** Begin Entries provided **

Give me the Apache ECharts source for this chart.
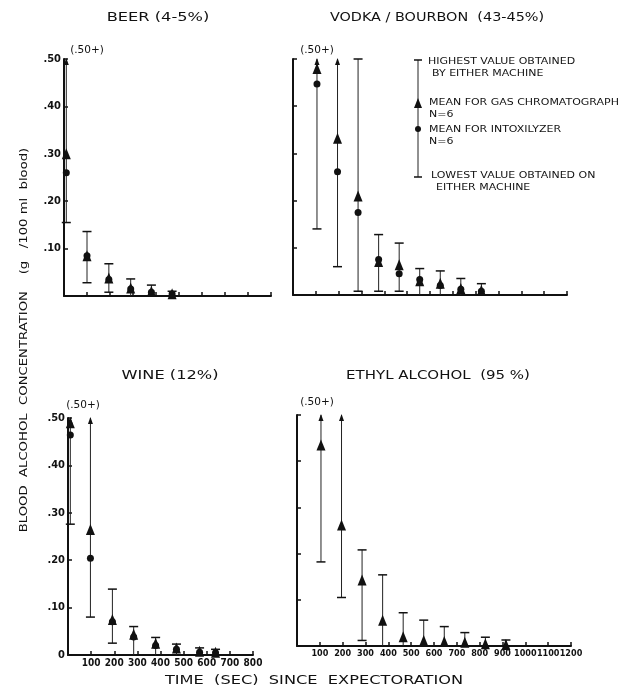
<!DOCTYPE html>
<html>
<head>
<meta charset="utf-8">
<script src="https://cdn.jsdelivr.net/npm/echarts@6/dist/echarts.min.js"></script>
<style>html,body{margin:0;padding:0;background:#fff}#c{width:624px;height:689px}</style>
</head>
<body>
<div id="c"></div>
<script>
// ---------- DATA ----------
const panelTitles = ['BEER (4-5%)', 'VODKA / BOURBON  (43-45%)', 'WINE (12%)', 'ETHYL ALCOHOL  (95 %)'];

const beerTime  = [10, 100, 195, 290, 380, 470];
const beerGC    = [0.30, 0.085, 0.038, 0.017, 0.010, 0.005];
const beerIntox = [0.26, 0.085, 0.035, 0.015, 0.008, 0.004];
const beerHigh  = [0.50, 0.136, 0.068, 0.036, 0.023, 0.010];
const beerLow   = [0.155, 0.028, 0.008, 0, 0, 0];
const beerPlus  = [1, 0, 0, 0, 0, 0];

const vodkaTime  = [105, 195, 285, 375, 465, 555, 645, 735, 825];
const vodkaGC    = [0.48, 0.332, 0.21, 0.071, 0.064, 0.030, 0.025, 0.014, 0.010];
const vodkaIntox = [0.447, 0.261, 0.175, 0.075, 0.045, 0.033, 0.020, 0.012, 0.008];
const vodkaHigh  = [0.50, 0.50, 0.50, 0.128, 0.110, 0.056, 0.051, 0.035, 0.024];
const vodkaLow   = [0.14, 0.06, 0.008, 0.008, 0.008, 0, 0, 0, 0];
const vodkaPlus  = [1, 1, 0, 0, 0, 0, 0, 0, 0];

const wineTime  = [10, 97, 192, 284, 379, 469, 569, 638];
const wineGC    = [0.49, 0.265, 0.075, 0.044, 0.025, 0.015, 0.008, 0.006];
const wineIntox = [0.464, 0.204, 0.070, 0.038, 0.020, 0.012, 0.006, 0.005];
const wineHigh  = [0.50, 0.50, 0.139, 0.060, 0.037, 0.023, 0.015, 0.012];
const wineLow   = [0.276, 0.08, 0.025, 0, 0, 0, 0, 0];
const winePlus  = [1, 1, 0, 0, 0, 0, 0, 0];

const ethylTime = [105, 195, 285, 375, 465, 555, 645, 735, 825, 915];
const ethylGC   = [0.435, 0.262, 0.143, 0.056, 0.020, 0.012, 0.010, 0.008, 0.005, 0.003];
const ethylHigh = [0.50, 0.50, 0.208, 0.154, 0.072, 0.056, 0.042, 0.029, 0.019, 0.013];
const ethylLow  = [0.182, 0.105, 0.012, 0, 0, 0, 0, 0, 0, 0];
const ethylPlus = [1, 1, 0, 0, 0, 0, 0, 0, 0, 0];

const yTicks = [0, 0.1, 0.2, 0.3, 0.4, 0.5];
const xMax = [900, 1200, 800, 1200];

// ---------- CHART ----------
const FONT = '"DejaVu Sans", "Liberation Sans", sans-serif';
const NARROW = '"Liberation Sans Narrow", "DejaVu Sans Condensed", "Liberation Sans", sans-serif';
const INK = '#111';

const grids = [
  {left: 64, top: 59, width: 207, height: 237},
  {left: 293, top: 59, width: 274, height: 236},
  {left: 68, top: 418, width: 185, height: 237},
  {left: 297, top: 415, width: 274, height: 231}
];

function yFmt(showZero) {
  return function (v) {
    const r = Math.round(v * 100);
    if (r === 0) return showZero ? '0' : '';
    return '.' + String(r).padStart(2, '0');
  };
}

const xAxes = grids.map((g, i) => ({
  gridIndex: i, type: 'value', min: 0, max: xMax[i], interval: 100,
  axisLine: {lineStyle: {color: INK, width: 2}},
  axisTick: {show: true, inside: true, length: 4, lineStyle: {color: INK, width: 1.5}},
  axisLabel: {show: i >= 2, color: INK, fontFamily: NARROW, fontWeight: 'bold', fontSize: i === 3 ? 9 : 10, margin: 3,
    interval: 0, hideOverlap: false, showMaxLabel: true,
    formatter: v => v === 0 ? '' : String(v)},
  splitLine: {show: false}
}));

const yAxes = grids.map((g, i) => ({
  gridIndex: i, type: 'value', min: 0, max: 0.5, interval: 0.1,
  axisLine: {show: true, lineStyle: {color: INK, width: 2}},
  axisTick: {show: true, inside: true, length: 4, lineStyle: {color: INK, width: 1.5}},
  axisLabel: {show: i === 0 || i === 2, color: INK, fontFamily: NARROW, fontWeight: 'bold', fontSize: 11, margin: 3,
    formatter: yFmt(i === 2)},
  splitLine: {show: false}
}));

function errRender(params, api) {
  const x = api.value(0), lo = api.value(1), hi = api.value(2), plus = api.value(3);
  const pHi = api.coord([x, hi]);
  const pLo = api.coord([x, lo]);
  const w = 4.5;
  const ch = [{type: 'line', shape: {x1: pHi[0], y1: pHi[1], x2: pLo[0], y2: pLo[1]},
    style: {stroke: '#222', lineWidth: 1}}];
  if (plus) {
    ch.push({type: 'polygon', shape: {points: [[pHi[0], pHi[1] - 1], [pHi[0] - 2.5, pHi[1] + 6], [pHi[0] + 2.5, pHi[1] + 6]]},
      style: {fill: INK}});
  } else {
    ch.push({type: 'line', shape: {x1: pHi[0] - w, y1: pHi[1], x2: pHi[0] + w, y2: pHi[1]},
      style: {stroke: INK, lineWidth: 1.5}});
  }
  if (lo > 0.001) {
    ch.push({type: 'line', shape: {x1: pLo[0] - w, y1: pLo[1], x2: pLo[0] + w, y2: pLo[1]},
      style: {stroke: INK, lineWidth: 1.5}});
  }
  return {type: 'group', children: ch};
}

function zip(...arrs) { return arrs[0].map((_, k) => arrs.map(a => a[k])); }

const panels = [
  {t: beerTime, gc: beerGC, ix: beerIntox, hi: beerHigh, lo: beerLow, plus: beerPlus},
  {t: vodkaTime, gc: vodkaGC, ix: vodkaIntox, hi: vodkaHigh, lo: vodkaLow, plus: vodkaPlus},
  {t: wineTime, gc: wineGC, ix: wineIntox, hi: wineHigh, lo: wineLow, plus: winePlus},
  {t: ethylTime, gc: ethylGC, ix: null, hi: ethylHigh, lo: ethylLow, plus: ethylPlus}
];

const series = [];
panels.forEach((p, i) => {
  series.push({type: 'custom', xAxisIndex: i, yAxisIndex: i, renderItem: errRender,
    data: zip(p.t, p.lo, p.hi, p.plus), z: 2, clip: false, silent: true});
  if (p.ix) {
    series.push({type: 'scatter', xAxisIndex: i, yAxisIndex: i, symbol: 'circle', symbolSize: 7,
      itemStyle: {color: INK, opacity: 1}, data: zip(p.t, p.ix), z: 3, silent: true});
  }
  series.push({type: 'scatter', xAxisIndex: i, yAxisIndex: i, symbol: 'triangle', symbolSize: [9, 11],
    itemStyle: {color: INK, opacity: 1}, data: zip(p.t, p.gc), z: 4, silent: true});
});

function txt(x, y, s, size, sx, align) {
  return {type: 'text', x: x, y: y, scaleX: sx || 1,
    style: {text: s, fill: INK, font: 'normal ' + size + 'px ' + FONT,
      textAlign: align || 'left', textVerticalAlign: 'middle'}};
}

const graphics = [
  txt(158, 18, panelTitles[0], 12, 1.35, 'center'),
  txt(437, 18, panelTitles[1], 12, 1.2, 'center'),
  txt(170, 376, panelTitles[2], 12, 1.35, 'center'),
  txt(438, 376, panelTitles[3], 12, 1.25, 'center'),
  txt(87, 50, '(.50+)', 10, 1.05, 'center'),
  txt(317, 50, '(.50+)', 10, 1.05, 'center'),
  txt(83, 405, '(.50+)', 10, 1.05, 'center'),
  txt(317, 402, '(.50+)', 10, 1.05, 'center'),
  txt(314, 681, 'TIME  (SEC)  SINCE  EXPECTORATION', 12, 1.35, 'center'),
  {type: 'text', x: 24, y: 340, rotation: Math.PI / 2, scaleX: 1.2,
    style: {text: 'BLOOD  ALCOHOL  CONCENTRATION    (g   /100 ml  blood)', fill: INK,
      font: 'normal 11px ' + FONT, textAlign: 'center', textVerticalAlign: 'middle'}},
  // legend key
  {type: 'line', shape: {x1: 418, y1: 60, x2: 418, y2: 177}, style: {stroke: '#222', lineWidth: 1}},
  {type: 'line', shape: {x1: 414, y1: 60, x2: 422, y2: 60}, style: {stroke: INK, lineWidth: 1.5}},
  {type: 'line', shape: {x1: 414, y1: 177, x2: 422, y2: 177}, style: {stroke: INK, lineWidth: 1.5}},
  {type: 'polygon', shape: {points: [[418, 98], [414, 108], [422, 108]]}, style: {fill: INK}},
  {type: 'circle', shape: {cx: 418, cy: 129, r: 3}, style: {fill: INK}},
  txt(428, 62, 'HIGHEST VALUE OBTAINED', 9, 1.22),
  txt(432, 74, 'BY EITHER MACHINE', 9, 1.22),
  txt(429, 103, 'MEAN FOR GAS CHROMATOGRAPH', 9, 1.22),
  txt(429, 115, 'N=6', 9, 1.22),
  txt(429, 130, 'MEAN FOR INTOXILYZER', 9, 1.22),
  txt(429, 142, 'N=6', 9, 1.22),
  txt(431, 176, 'LOWEST VALUE OBTAINED ON', 9, 1.22),
  txt(436, 188, 'EITHER MACHINE', 9, 1.22)
];

const chart = echarts.init(document.getElementById('c'), null, {renderer: 'canvas'});
chart.setOption({
  backgroundColor: '#fff',
  animation: false,
  grid: grids,
  xAxis: xAxes,
  yAxis: yAxes,
  series: series,
  graphic: graphics
});
</script>
</body>
</html>
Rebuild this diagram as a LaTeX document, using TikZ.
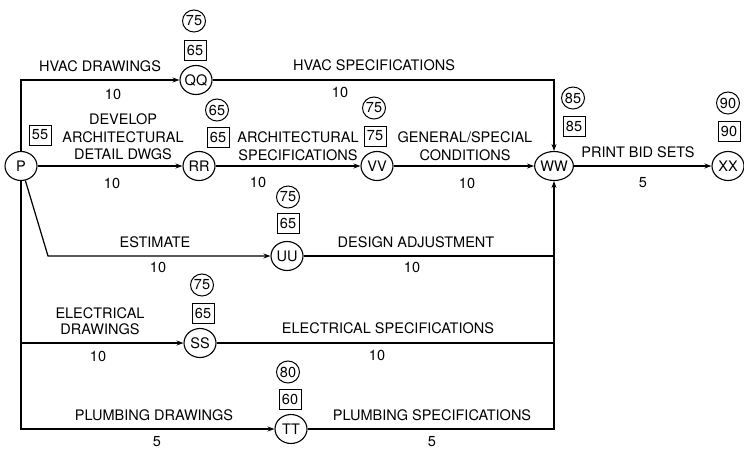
\documentclass[tikz,border=0pt]{standalone}
\usepackage{fontspec}
\setmainfont{TeX Gyre Heros}
\usetikzlibrary{arrows.meta,shapes.geometric}
\begin{document}
\begin{tikzpicture}[x=1pt,y=-1pt,
  every node/.style={font=\fontsize{14.5}{17.5}\selectfont},
  ev/.style={draw,ellipse,inner sep=0pt,minimum width=32pt,minimum height=29pt,line width=1.1pt},
  late/.style={draw,ellipse,inner sep=0pt,minimum width=23pt,minimum height=22pt,line width=1pt},
  early/.style={draw,rectangle,inner sep=0pt,minimum width=22pt,minimum height=20pt,line width=1pt},
  lbl/.style={inner sep=0pt,align=center},
  act/.style={line width=1.2pt,-{Stealth[length=7pt,width=5pt]}},
  plain/.style={line width=1.2pt}]
\useasboundingbox (0,0) rectangle (744,450);
% events
\node[ev] (P)  at (21,166)  {P};
\node[ev] (QQ) at (196,80)  {QQ};
\node[ev] (RR) at (199,166) {RR};
\node[ev] (VV) at (377,166) {VV};
\node[ev] (WW) at (554,166) {WW};
\node[ev] (XX) at (728,166) {XX};
\node[ev] (UU) at (287,256) {UU};
\node[ev] (SS) at (200,343) {SS};
\node[ev] (TT) at (291,429) {TT};
% late / early times
\node[late]  (QQl) at (194,21)  {75};
\node[early] (QQe) at (195,50)  {65};
\node[early] (Pe)  at (40,135)  {55};
\node[late]  (RRl) at (217,110) {65};
\node[early] (RRe) at (218,137) {65};
\node[late]  (VVl) at (374,108) {75};
\node[early] (VVe) at (375,136) {75};
\node[late]  (WWl) at (573,98)  {85};
\node[early] (WWe) at (574,126) {85};
\node[late]  (XXl) at (728,103) {90};
\node[early] (XXe) at (729,131) {90};
\node[late]  (UUl) at (288,197) {75};
\node[early] (UUe) at (288,223) {65};
\node[late]  (SSl) at (202,285) {75};
\node[early] (SSe) at (203,313) {65};
\node[late]  (TTl) at (288,372) {80};
\node[early] (TTe) at (290,399) {60};
% activity labels
\node[lbl] (t1)  at (100,66)  {HVAC DRAWINGS};
\node[lbl] (d1)  at (113,94)  {10};
\node[lbl] (t2)  at (374,65)  {HVAC SPECIFICATIONS};
\node[lbl] (d2)  at (340,92)  {10};
\node[lbl] (t3)  at (123,137) {DEVELOP\\ARCHITECTURAL\\DETAIL DWGS};
\node[lbl] (d3)  at (112,183) {10};
\node[lbl] (t4)  at (298,146) {ARCHITECTURAL\\SPECIFICATIONS};
\node[lbl] (d4)  at (258,182) {10};
\node[lbl] (t5)  at (465,146) {GENERAL/SPECIAL\\CONDITIONS};
\node[lbl] (d5)  at (467,183) {10};
\node[lbl] (t6)  at (638,152) {PRINT BID SETS};
\node[lbl] (d6)  at (643,183) {5};
\node[lbl] (t7)  at (155,242) {ESTIMATE};
\node[lbl] (d7)  at (158,267) {10};
\node[lbl] (t8)  at (416,242) {DESIGN ADJUSTMENT};
\node[lbl] (d8)  at (412,267) {10};
\node[lbl,font=\fontsize{14.5}{16}\selectfont] (t9) at (100,321) {ELECTRICAL\\DRAWINGS};
\node[lbl] (d9)  at (98,356)  {10};
\node[lbl] (t10) at (388,328) {ELECTRICAL SPECIFICATIONS};
\node[lbl] (d10) at (377,355) {10};
\node[lbl] (t11) at (154,415) {PLUMBING DRAWINGS};
\node[lbl] (d11) at (157,442) {5};
\node[lbl] (t12) at (432,415) {PLUMBING SPECIFICATIONS};
\node[lbl] (d12) at (432,442) {5};
% connectors
\coordinate (eb) at (48,256);
\draw[act] (P) |- (QQ);
\draw[act] (P) -- (RR);
\draw[act] (P) -- (eb) -- (UU);
\draw[act] (P) |- (SS);
\draw[act] (P) |- (TT);
\draw[act] (QQ) -| (WW);
\draw[act] (RR) -- (VV);
\draw[act] (VV) -- (WW);
\draw[act] (WW) -- (XX);
\draw[plain] (UU) -- (UU -| WW);
\draw[plain] (SS) -- (SS -| WW);
\draw[act] (TT) -| (WW);
\end{tikzpicture}
\end{document}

** End Entries provided **

• [What this task involves]: Output the records above as they stand, from the first line to the line with "[1, 0, 0, 0, 0, 0];", inclusive, and exclude the pictures.

• [Answer in full]:
Give me the Apache ECharts source for this chart.
<!DOCTYPE html>
<html>
<head>
<meta charset="utf-8">
<script src="https://cdn.jsdelivr.net/npm/echarts@6/dist/echarts.min.js"></script>
<style>html,body{margin:0;padding:0;background:#fff}#c{width:624px;height:689px}</style>
</head>
<body>
<div id="c"></div>
<script>
// ---------- DATA ----------
const panelTitles = ['BEER (4-5%)', 'VODKA / BOURBON  (43-45%)', 'WINE (12%)', 'ETHYL ALCOHOL  (95 %)'];

const beerTime  = [10, 100, 195, 290, 380, 470];
const beerGC    = [0.30, 0.085, 0.038, 0.017, 0.010, 0.005];
const beerIntox = [0.26, 0.085, 0.035, 0.015, 0.008, 0.004];
const beerHigh  = [0.50, 0.136, 0.068, 0.036, 0.023, 0.010];
const beerLow   = [0.155, 0.028, 0.008, 0, 0, 0];
const beerPlus  = [1, 0, 0, 0, 0, 0];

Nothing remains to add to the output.